Os universitários não foram mais afetados pelo fechamento da RCTV do que outros telespectadores venezuelanos, que perderam sua principal opção de entretenimento e informação na TV – o canal tinha mais de 40% da audiência nacional. Ficou claro para os jovens, no entanto, que a mordaça imposta por Chávez à imprensa venezuelana prejudica todos os cidadãos e logo chegará às universidades. ‘Até pouco tempo atrás, os estudantes davam pouca atenção às ações autoritárias de Chávez porque ele tinha um discurso de transformação social que sempre cai bem nos ouvidos dos jovens’, diz Adolfo Herrera, diretor da Escola de Comunicação Social da Universidade Central da Venezuela. ‘O episódio da RCTV fez com que eles acordassem para o fato de que a Venezuela está caminhando para uma ditadura.’

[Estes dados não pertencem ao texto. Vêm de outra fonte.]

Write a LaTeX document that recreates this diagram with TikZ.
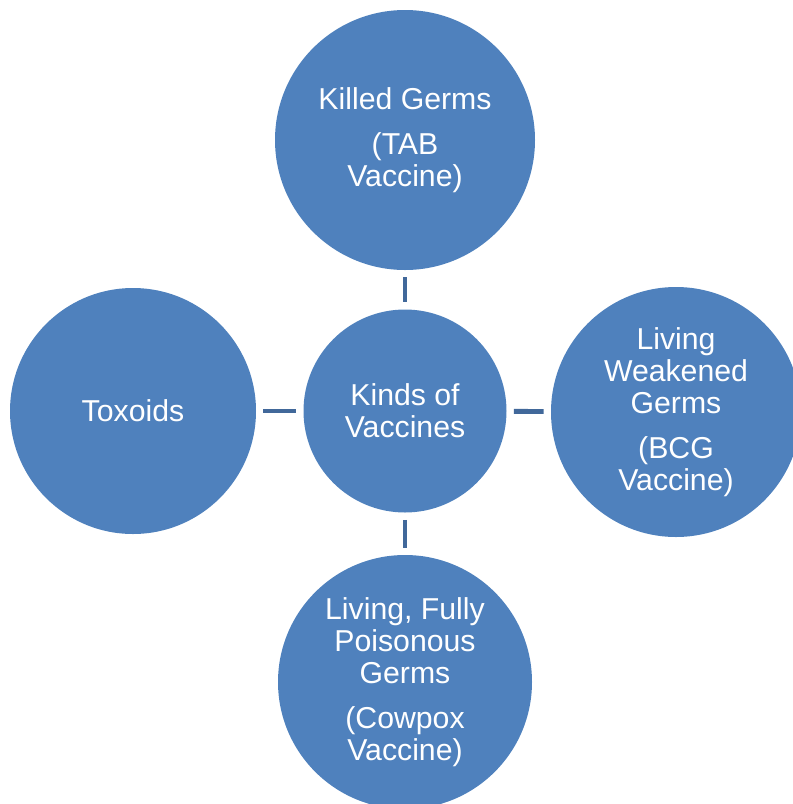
\documentclass[tikz,border=0pt]{standalone}
\usepackage{fontspec}
\setmainfont{Liberation Sans}
\usepackage{xcolor}
\definecolor{vacblue}{HTML}{4F81BD}
\definecolor{vaclink}{HTML}{41689A}
\tikzset{>=latex}
\tikzset{
	bubble/.style={circle, fill=vacblue, text=white, align=center, inner sep=0pt,
		font=\fontsize{21.5}{22.8}\selectfont},
	link/.style={draw=vaclink, line width=3.5pt, shorten <=5pt, shorten >=5pt}
}

\begin{document}
\begin{tikzpicture}[x=0.025cm,y=-0.025cm]
		\useasboundingbox (0,0) rectangle (793,804);
		\clip (0,0) rectangle (793,804);
		
		\node[bubble, minimum size=203*0.025cm] (kinds) at (405,411) {Kinds of\\Vaccines};
		\node[bubble, minimum size=260*0.025cm] (killed) at (405,140) {Killed Germs\\[9pt](TAB\\Vaccine)};
		\node[bubble, minimum size=250*0.025cm] (weak) at (676,412) {Living\\Weakened\\Germs\\[9pt](BCG\\Vaccine)};
		\node[bubble, minimum size=254*0.025cm] (full) at (405,682) {Living, Fully\\Poisonous\\Germs\\[9pt](Cowpox\\Vaccine)};
		\node[bubble, minimum size=246*0.025cm] (toxoids) at (133,411) {Toxoids};
		
		\draw[link] (killed) -- (kinds);
		\draw[link] (kinds) -- (weak);
		\draw[link] (kinds) -- (full);
		\draw[link] (toxoids) -- (kinds);
	\end{tikzpicture}
\end{document}
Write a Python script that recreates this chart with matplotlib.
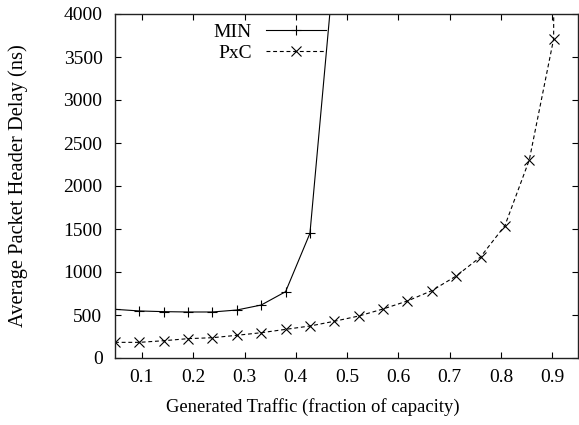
import matplotlib
matplotlib.use("Agg")
import matplotlib.pyplot as plt

# Data
load = [0.0475, 0.095, 0.1425, 0.19, 0.2375, 0.285, 0.3325, 0.38, 0.4275, 0.475,
        0.5225, 0.57, 0.6175, 0.665, 0.7125, 0.76, 0.8075, 0.855, 0.9025, 0.95]
min_delay = [566, 547, 539, 535, 535, 558, 616, 771, 1450, 4580]
pxc_delay = [182, 182, 201, 225, 236, 264, 294, 333, 372, 427,
             488, 570, 663, 783, 953, 1175, 1539, 2302, 3710, 100000]

xticks = [0.1, 0.2, 0.3, 0.4, 0.5, 0.6, 0.7, 0.8, 0.9]
yticks = [0, 500, 1000, 1500, 2000, 2500, 3000, 3500, 4000]

plt.rcParams['font.family'] = ['Liberation Serif', 'DejaVu Serif']
FS_TICK = 14
FS_LEG = 14

fig = plt.figure(figsize=(5.79, 4.25), dpi=100)
ax = fig.add_axes([115/579, (425-358)/425, (578-115)/579, (358-14)/425])

ax.plot(load[:len(min_delay)], min_delay, color='black', lw=0.8,
        marker='+', ms=7, mew=0.8, label='MIN')
ax.plot(load[:len(pxc_delay)], pxc_delay, color='black', lw=0.8,
        linestyle=(0, (3.5, 2.5)), marker='x', ms=7.5, mew=0.8, label='PxC')

ax.set_xlim(0.0475, 0.95)
ax.set_ylim(0, 4000)
ax.set_xticks(xticks)
ax.set_xticklabels([f"{t:.1f}" for t in xticks])
ax.set_yticks(yticks)
ax.set_yticklabels([str(t) for t in yticks])

ax.tick_params(direction='in', length=4, width=0.8, top=True, right=True,
               labelsize=FS_TICK, colors='black')
ax.tick_params(axis='y', pad=9)
ax.tick_params(axis='x', pad=8)
for s in ax.spines.values():
    s.set_linewidth(1.0)
    s.set_color('#222222')

ax.set_xlabel('Generated Traffic (fraction of capacity)', fontsize=13.4)
ax.xaxis.label.set_verticalalignment('center')
ax.xaxis.set_label_coords((312.5-115)/463, -(407-358)/344)
ax.set_ylabel('Average Packet Header Delay (ns)', fontsize=14.8)
ax.yaxis.label.set_verticalalignment('center')
ax.yaxis.set_label_coords((18-115)/463, 0.5)

leg = ax.legend(loc='upper right', bbox_to_anchor=((326-115)/463, 1.0 - 9/344),
                frameon=False, markerfirst=False, fontsize=FS_LEG,
                handlelength=3.1, handletextpad=0.7, borderpad=0,
                borderaxespad=0, labelspacing=0.17)

fig.savefig('out.png', dpi=100)
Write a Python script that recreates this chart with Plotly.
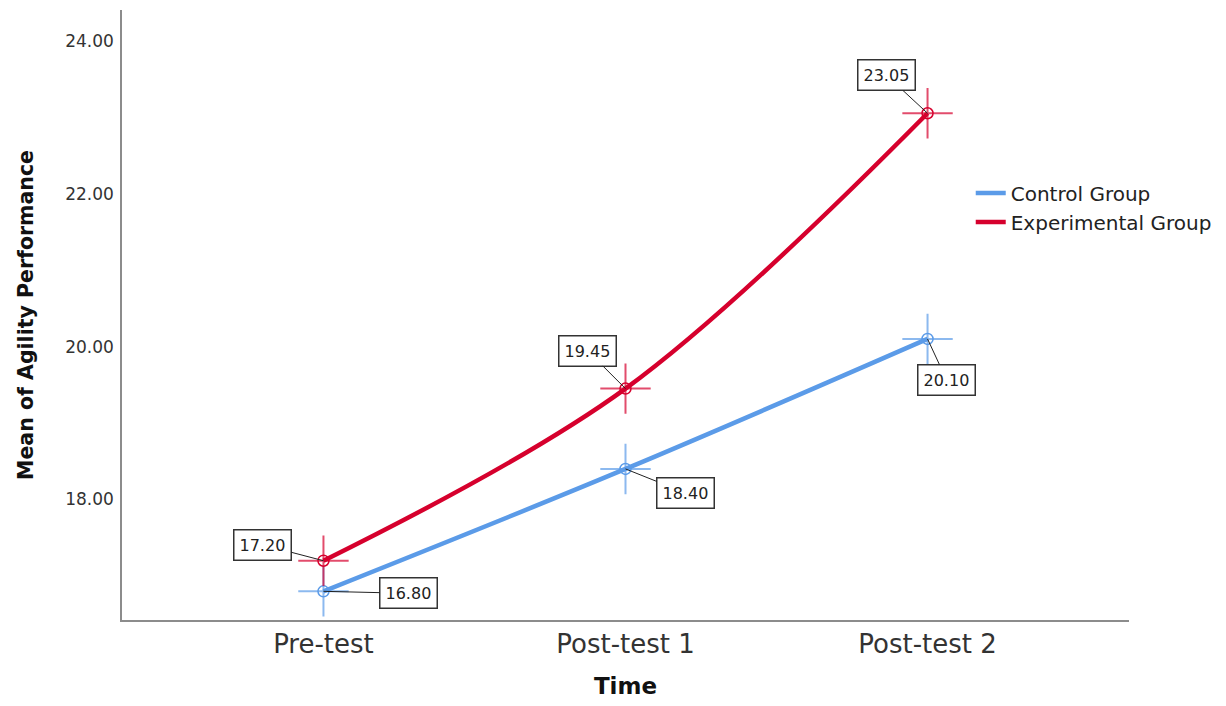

Em um país em que o medo de falar mal do governo em público se alastra como uma epidemia, alimentada pelas represálias adotadas por Chávez contra qualquer um que discorde de seu governo, manifestações como as da semana passada surpreendem. É comum ouvir de venezuelanos pedidos de desculpa por não poderem expor publicamente suas opiniões. Quem entra nas listas de oposicionista, preparadas pelo regime chavista, fica impedido de ocupar cargo público ou mesmo de conseguir emprego em empresa que preste serviço ao governo. O risco de ser vítima de violência também assusta. Os venezuelanos levaram a sério quando Chávez disse na semana passada, em tom inequívoco de ameaça, que quem participasse de protestos poderia se machucar. De mãos limpas, os universitários foram recebidos pela polícia com balas de borracha e gás lacrimogêneo. Muitos manifestantes foram agredidos por motoqueiros mascarados ligados a organizações chavistas. A polícia chegou a prender 200 estudantes em meia dúzia de cidades, com a acusação falsa de que estavam armados.
Pelo grau de controle que Chávez tem sobre as instituições políticas, judiciárias e militares do país, são escassas as chances de que os protestos possam levar o coronel a abandonar seus planos ditatoriais. Muitos venezuelanos, no entanto, acreditam que a mobilização popular deverá atrasar o próximo passo de Chávez: mudar a Constituição para permitir a própria reeleição indefinidamente. Isso porque as pesquisas mostram que 80% dos venezuelanos são contra o fechamento da RCTV. No trânsito caótico de Caracas, impressiona a quantidade de carros com os dizeres ‘RCTV – Liberdade’ escritos nos vidros. Para a infelicidade de Chávez, os venezuelanos preferem a democracia.’